▸ **What the exercise asks**
Omit the pictures, then write out every entry exactly as it reads.

▸ **Records from a data collection**
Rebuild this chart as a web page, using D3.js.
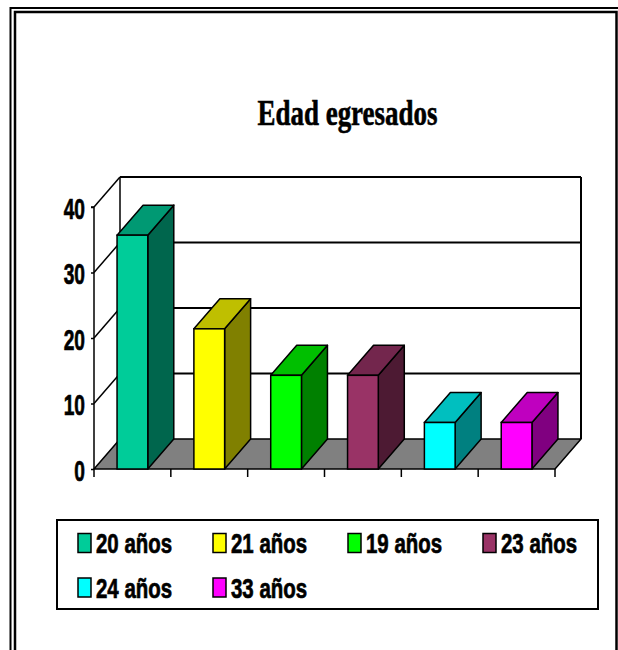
<!DOCTYPE html>
<html>
<head>
<meta charset="utf-8">
<script src="https://cdn.jsdelivr.net/npm/d3@7"></script>
<style>
  html, body { margin: 0; padding: 0; background: #fff; }
  svg { display: block; }
</style>
</head>
<body>
<div id="chart"></div>
<script>
// Data
const categories = ["20 años", "21 años", "19 años", "23 años", "24 años", "33 años"];
const values = [35.7, 21.4, 14.3, 14.3, 7.1, 7.1];
const yTicks = [0, 10, 20, 30, 40];
const frontColors = ["#00cc99", "#ffff00", "#00ff00", "#993366", "#00ffff", "#ff00ff"];

const W = 618, H = 650;
const depth = { dx: 26, dy: -30 };

const svg = d3.select("#chart").append("svg").attr("width", W).attr("height", H);

// Double frame
svg.append("rect").attr("x", 10.5).attr("y", 8).attr("width", 620).attr("height", 660)
  .style("fill", "none").style("stroke", "#000").style("stroke-width", 2);
svg.append("rect").attr("x", 15).attr("y", 12).attr("width", 601.5).attr("height", 660)
  .style("fill", "none").style("stroke", "#000").style("stroke-width", 2.5);

// Title
svg.append("text")
  .attr("x", 347.5).attr("y", 125)
  .attr("text-anchor", "middle")
  .attr("textLength", 180).attr("lengthAdjust", "spacingAndGlyphs")
  .style("font-family", "'Liberation Serif', 'Times New Roman', serif")
  .style("font-weight", "bold").style("font-size", "36px")
  .style("stroke", "#000").style("stroke-width", 0.6)
  .text("Edad egresados");

// Scales
const x = d3.scaleBand().domain(categories).range([94, 555]).padding(0);
const y = d3.scaleLinear().domain([0, 40]).range([469, 207]);
const barW = x.bandwidth() * 0.4;

const g = svg.append("g");

// Back wall gridlines and side wall diagonals
yTicks.forEach(t => {
  const yf = y(t);
  if (t > 0) {
    g.append("line")
      .attr("x1", x.range()[0] + depth.dx).attr("x2", x.range()[1] + depth.dx)
      .attr("y1", yf + depth.dy).attr("y2", yf + depth.dy)
      .style("stroke", "#000").style("stroke-width", 2);
    g.append("line")
      .attr("x1", x.range()[0]).attr("y1", yf)
      .attr("x2", x.range()[0] + depth.dx).attr("y2", yf + depth.dy)
      .style("stroke", "#000").style("stroke-width", 1.5);
  }
});
// back wall edges
g.append("line")
  .attr("x1", x.range()[0] + depth.dx).attr("x2", x.range()[0] + depth.dx)
  .attr("y1", y(40) + depth.dy).attr("y2", y(0) + depth.dy)
  .style("stroke", "#000").style("stroke-width", 1.5);
g.append("line")
  .attr("x1", x.range()[1] + depth.dx).attr("x2", x.range()[1] + depth.dx)
  .attr("y1", y(40) + depth.dy).attr("y2", y(0) + depth.dy)
  .style("stroke", "#000").style("stroke-width", 2);

// Floor
const fx0 = x.range()[0], fx1 = x.range()[1], fy = y(0);
g.append("path")
  .attr("d", `M${fx0},${fy}L${fx1},${fy}L${fx1 + depth.dx},${fy + depth.dy}L${fx0 + depth.dx},${fy + depth.dy}Z`)
  .style("fill", "#808080").style("stroke", "#000").style("stroke-width", 1.5)
  .style("stroke-linejoin", "round");

// Bars
const shade = (c, k) => {
  const col = d3.rgb(c);
  return d3.rgb(col.r * k, col.g * k, col.b * k).formatHex();
};

categories.forEach((c, i) => {
  const x0 = x(c) + (x.bandwidth() - barW) / 2;
  const x1 = x0 + barW;
  const yv = y(values[i]);
  const y0 = y(0);
  const bar = g.append("g");
  // side
  bar.append("path")
    .attr("d", `M${x1},${yv}L${x1 + depth.dx},${yv + depth.dy}L${x1 + depth.dx},${y0 + depth.dy}L${x1},${y0}Z`)
    .style("fill", shade(frontColors[i], 0.5))
    .style("stroke", "#000").style("stroke-width", 1.5).style("stroke-linejoin", "round");
  // top
  bar.append("path")
    .attr("d", `M${x0},${yv}L${x1},${yv}L${x1 + depth.dx},${yv + depth.dy}L${x0 + depth.dx},${yv + depth.dy}Z`)
    .style("fill", shade(frontColors[i], 0.75))
    .style("stroke", "#000").style("stroke-width", 1.5).style("stroke-linejoin", "round");
  // front
  bar.append("rect")
    .attr("x", x0).attr("y", yv).attr("width", barW).attr("height", y0 - yv)
    .style("fill", frontColors[i])
    .style("stroke", "#000").style("stroke-width", 1.5);
});

// Y axis
const yAxis = g.append("g").attr("transform", `translate(${x.range()[0]},0)`)
  .call(d3.axisLeft(y).tickValues(yTicks).tickSize(3).tickFormat(d3.format("d")));
yAxis.select(".domain").style("stroke", "#000").style("stroke-width", 1.5).attr("d", `M-3,${y(40)}H0V${y(0)}`);
yAxis.selectAll(".tick line").style("stroke", "#000").style("stroke-width", 1.5);
yAxis.selectAll(".tick text")
  .attr("x", null).attr("dy", null)
  .attr("transform", "translate(-9,11) scale(0.66,1)")
  .style("font-family", "'Liberation Sans', Arial, sans-serif")
  .style("font-weight", "bold").style("font-size", "29px").style("fill", "#000")
  .style("stroke", "#000").style("stroke-width", 0.7);

// X axis ticks at band boundaries
const xEdges = categories.map(c => x(c)).concat([x.range()[1]]);
g.selectAll(".xtick").data(xEdges).enter().append("line")
  .attr("class", "xtick")
  .attr("x1", d => d).attr("x2", d => d)
  .attr("y1", y(0)).attr("y2", y(0) + 8)
  .style("stroke", "#000").style("stroke-width", 1.5);

// Legend
const legend = svg.append("g");
legend.append("rect").attr("x", 57).attr("y", 520).attr("width", 541).attr("height", 89)
  .style("fill", "#fff").style("stroke", "#000").style("stroke-width", 2);

const colX = [78, 213, 348, 483];
const rowY = [543, 587.5];
categories.forEach((c, i) => {
  const cx = colX[i % 4], cy = rowY[Math.floor(i / 4)];
  const item = legend.append("g").attr("transform", `translate(${cx},${cy})`);
  item.append("rect").attr("x", 0).attr("y", -9.5).attr("width", 13).attr("height", 19)
    .style("fill", frontColors[i]).style("stroke", "#000").style("stroke-width", 1.5);
  item.append("text")
    .attr("transform", "translate(18,10) scale(0.73,1)")
    .style("font-family", "'Liberation Sans', Arial, sans-serif")
    .style("font-weight", "bold").style("font-size", "28px").style("fill", "#000")
    .style("stroke", "#000").style("stroke-width", 0.7)
    .text(c);
});
</script>
</body>
</html>
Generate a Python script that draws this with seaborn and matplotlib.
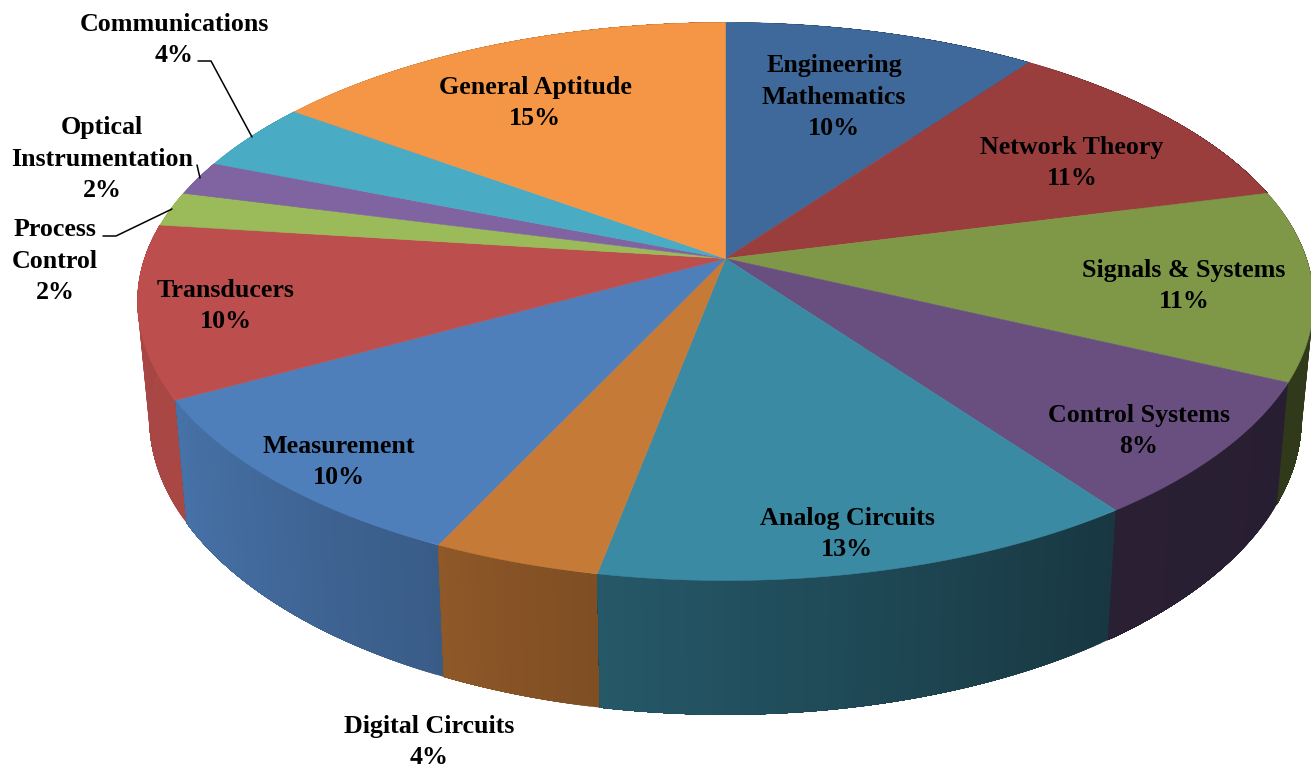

▸ **The completed task**
Rebuild this chart as a web page, using D3.js.
<!DOCTYPE html>
<html>
<head>
<meta charset="utf-8">
<script src="https://cdn.jsdelivr.net/npm/d3@7"></script>
<style>
  html, body { margin: 0; padding: 0; background: #fff; }
  svg { display: block; }
</style>
</head>
<body>
<div id="chart"></div>
<script>
// Data
const categories = ["20 años", "21 años", "19 años", "23 años", "24 años", "33 años"];
const values = [35.7, 21.4, 14.3, 14.3, 7.1, 7.1];
const yTicks = [0, 10, 20, 30, 40];
const frontColors = ["#00cc99", "#ffff00", "#00ff00", "#993366", "#00ffff", "#ff00ff"];

const W = 618, H = 650;
const depth = { dx: 26, dy: -30 };

const svg = d3.select("#chart").append("svg").attr("width", W).attr("height", H);

// Double frame
svg.append("rect").attr("x", 10.5).attr("y", 8).attr("width", 620).attr("height", 660)
  .style("fill", "none").style("stroke", "#000").style("stroke-width", 2);
svg.append("rect").attr("x", 15).attr("y", 12).attr("width", 601.5).attr("height", 660)
  .style("fill", "none").style("stroke", "#000").style("stroke-width", 2.5);

// Title
svg.append("text")
  .attr("x", 347.5).attr("y", 125)
  .attr("text-anchor", "middle")
  .attr("textLength", 180).attr("lengthAdjust", "spacingAndGlyphs")
  .style("font-family", "'Liberation Serif', 'Times New Roman', serif")
  .style("font-weight", "bold").style("font-size", "36px")
  .style("stroke", "#000").style("stroke-width", 0.6)
  .text("Edad egresados");

// Scales
const x = d3.scaleBand().domain(categories).range([94, 555]).padding(0);
const y = d3.scaleLinear().domain([0, 40]).range([469, 207]);
const barW = x.bandwidth() * 0.4;

const g = svg.append("g");

// Back wall gridlines and side wall diagonals
yTicks.forEach(t => {
  const yf = y(t);
  if (t > 0) {
    g.append("line")
      .attr("x1", x.range()[0] + depth.dx).attr("x2", x.range()[1] + depth.dx)
      .attr("y1", yf + depth.dy).attr("y2", yf + depth.dy)
      .style("stroke", "#000").style("stroke-width", 2);
    g.append("line")
      .attr("x1", x.range()[0]).attr("y1", yf)
      .attr("x2", x.range()[0] + depth.dx).attr("y2", yf + depth.dy)
      .style("stroke", "#000").style("stroke-width", 1.5);
  }
});
// back wall edges
g.append("line")
  .attr("x1", x.range()[0] + depth.dx).attr("x2", x.range()[0] + depth.dx)
  .attr("y1", y(40) + depth.dy).attr("y2", y(0) + depth.dy)
  .style("stroke", "#000").style("stroke-width", 1.5);
g.append("line")
  .attr("x1", x.range()[1] + depth.dx).attr("x2", x.range()[1] + depth.dx)
  .attr("y1", y(40) + depth.dy).attr("y2", y(0) + depth.dy)
  .style("stroke", "#000").style("stroke-width", 2);

// Floor
const fx0 = x.range()[0], fx1 = x.range()[1], fy = y(0);
g.append("path")
  .attr("d", `M${fx0},${fy}L${fx1},${fy}L${fx1 + depth.dx},${fy + depth.dy}L${fx0 + depth.dx},${fy + depth.dy}Z`)
  .style("fill", "#808080").style("stroke", "#000").style("stroke-width", 1.5)
  .style("stroke-linejoin", "round");

// Bars
const shade = (c, k) => {
  const col = d3.rgb(c);
  return d3.rgb(col.r * k, col.g * k, col.b * k).formatHex();
};

categories.forEach((c, i) => {
  const x0 = x(c) + (x.bandwidth() - barW) / 2;
  const x1 = x0 + barW;
  const yv = y(values[i]);
  const y0 = y(0);
  const bar = g.append("g");
  // side
  bar.append("path")
    .attr("d", `M${x1},${yv}L${x1 + depth.dx},${yv + depth.dy}L${x1 + depth.dx},${y0 + depth.dy}L${x1},${y0}Z`)
    .style("fill", shade(frontColors[i], 0.5))
    .style("stroke", "#000").style("stroke-width", 1.5).style("stroke-linejoin", "round");
  // top
  bar.append("path")
    .attr("d", `M${x0},${yv}L${x1},${yv}L${x1 + depth.dx},${yv + depth.dy}L${x0 + depth.dx},${yv + depth.dy}Z`)
    .style("fill", shade(frontColors[i], 0.75))
    .style("stroke", "#000").style("stroke-width", 1.5).style("stroke-linejoin", "round");
  // front
  bar.append("rect")
    .attr("x", x0).attr("y", yv).attr("width", barW).attr("height", y0 - yv)
    .style("fill", frontColors[i])
    .style("stroke", "#000").style("stroke-width", 1.5);
});

// Y axis
const yAxis = g.append("g").attr("transform", `translate(${x.range()[0]},0)`)
  .call(d3.axisLeft(y).tickValues(yTicks).tickSize(3).tickFormat(d3.format("d")));
yAxis.select(".domain").style("stroke", "#000").style("stroke-width", 1.5).attr("d", `M-3,${y(40)}H0V${y(0)}`);
yAxis.selectAll(".tick line").style("stroke", "#000").style("stroke-width", 1.5);
yAxis.selectAll(".tick text")
  .attr("x", null).attr("dy", null)
  .attr("transform", "translate(-9,11) scale(0.66,1)")
  .style("font-family", "'Liberation Sans', Arial, sans-serif")
  .style("font-weight", "bold").style("font-size", "29px").style("fill", "#000")
  .style("stroke", "#000").style("stroke-width", 0.7);

// X axis ticks at band boundaries
const xEdges = categories.map(c => x(c)).concat([x.range()[1]]);
g.selectAll(".xtick").data(xEdges).enter().append("line")
  .attr("class", "xtick")
  .attr("x1", d => d).attr("x2", d => d)
  .attr("y1", y(0)).attr("y2", y(0) + 8)
  .style("stroke", "#000").style("stroke-width", 1.5);

// Legend
const legend = svg.append("g");
legend.append("rect").attr("x", 57).attr("y", 520).attr("width", 541).attr("height", 89)
  .style("fill", "#fff").style("stroke", "#000").style("stroke-width", 2);

const colX = [78, 213, 348, 483];
const rowY = [543, 587.5];
categories.forEach((c, i) => {
  const cx = colX[i % 4], cy = rowY[Math.floor(i / 4)];
  const item = legend.append("g").attr("transform", `translate(${cx},${cy})`);
  item.append("rect").attr("x", 0).attr("y", -9.5).attr("width", 13).attr("height", 19)
    .style("fill", frontColors[i]).style("stroke", "#000").style("stroke-width", 1.5);
  item.append("text")
    .attr("transform", "translate(18,10) scale(0.73,1)")
    .style("font-family", "'Liberation Sans', Arial, sans-serif")
    .style("font-weight", "bold").style("font-size", "28px").style("fill", "#000")
    .style("stroke", "#000").style("stroke-width", 0.7)
    .text(c);
});
</script>
</body>
</html>
Generate a Python script that draws this with seaborn and matplotlib.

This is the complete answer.